Autant le dire tout de suite Drive c’est avant tout une ambiance, une atmosphère où néons et voitures parcourant la cité des anges s’entremêlent au point d’aveugler le spectateur soudain en apesanteur. C’est la douce harmonie qui le berce au rythme des lancinants Nightcall et Under Your Spell. Cette B.O. obsédante qui hante le cinéphile/mélomane jusqu’à rester fermement ancré dans son cortex cérébral, est pour beaucoup dans la réussite de ce trip aux multiples influences. A ce stade là, on ne parle plus d’osmose mais de fusion.

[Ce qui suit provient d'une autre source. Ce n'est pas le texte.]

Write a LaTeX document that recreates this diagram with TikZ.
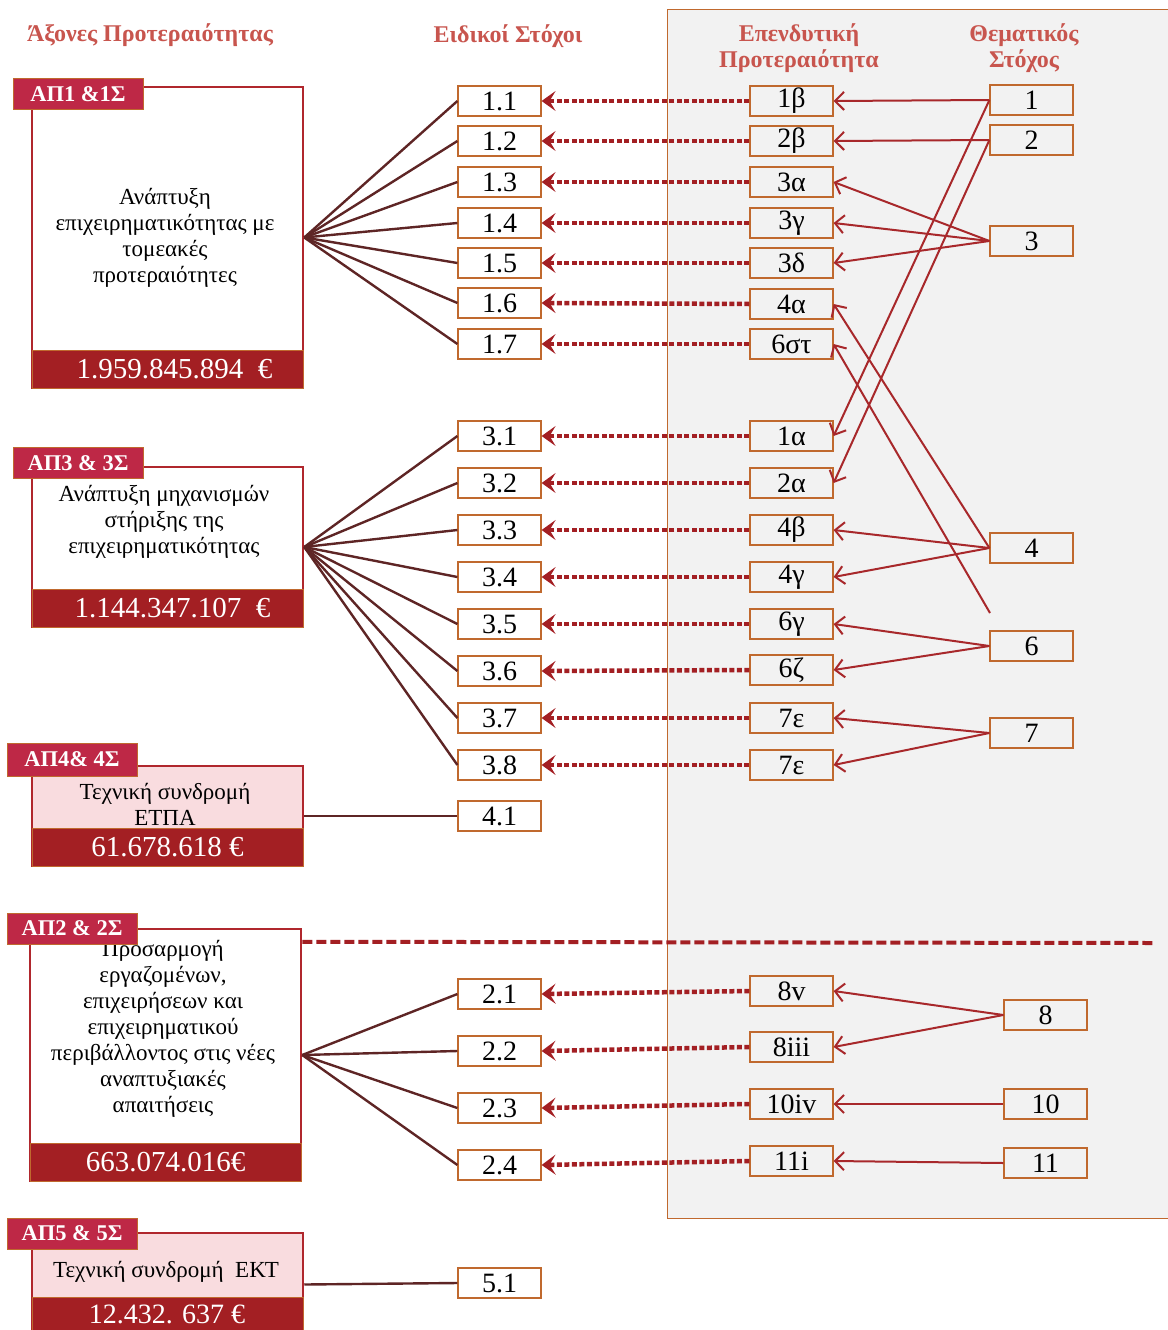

Film noir au ton résolument pop convoquant tout un pan du cinéma d’exploitation, Drive repose sur une identité très vintage traduite par ses subtiles teintes de couleurs et une approche de la mise en scène plus posée, au plus près des visages. On pense dès lors autant au William Friedkin de Police Fédéral Los Angeles qu’à Michael Mann période Manhunter (les exactions graphiques en moins) tant il y a cette même réflexion sur la place de l’homme au centre de la violence et d’une existence irriguée par celle-ci. Et si Drive prône le retour vers le passé, il demeure toutefois d’une douce intemporalité, ne portant jamais les stigmates d’une quelconque époque. Triste tout en étant solaire à sa manière, le film de Refn dégage une profonde mélancolie que le regard azur de Ryan Gosling retranscrit avec la plus pure minéralité jusqu’à se confondre quasiment avec l’évanescence de Carey Mulligan. Nous prenant par la main, ces deux là nous embarquent avec douceur dans une virée lyrique au pays des icones déchues et de l’innocence perdue. Dès lors, Drive se rapproche un peu plus de notre cœur et, l’air de rien, nous fait tutoyer les étoiles !

 

 

© Le Pacte

 

Dans le rôle de ce chauffeur peu loquace mais au regard terriblement expressif, Ryan Gosling impressionne de par sa retenue. Icône pop malgré lui, il incarne une sorte de chevalier dont la discrétion absolue n’est pas sans rappeler Le Samouraï de Melville. Il y a chez son personnage, une pudeur, une détresse intérieure qui confine au sublime et le propulse d’emblée au panthéon des grands héros (ordinaires) de cinéma. A ses cotés gravitent une galerie de portraits tous plus magnifiques les uns que les autres, de la belle Carey Mulligan au détestable Ron Perlman chacun incarne une figure imposées au fêlures terriblement humaines  mais jamais archétypales, preuve supplémentaire que Drive ne se confine jamais aux simples apparences et préfère fonctionner par strates. Mention spéciale à l’immense Bryan Cranston qui trouve là son plus beau rôle en mentor protecteur. A l’image du métrage, il témoigne d’une classe et d’une pudeur incroyables. Des persos comme ça on en fait plus et c’est tout à l’honneur de Refn qui, en optant pour l’apparent classicisme, signe son film le plus accessible mais pas forcément le plus commercial. Quand on vous disait que Drive avait tout du tour de force !

 

Accessible à condition de se laisser porter par son ambiance à la fois dure et poétique, Drive fait partie de ces balades sauvagement belles auxquelles il est difficile de résister.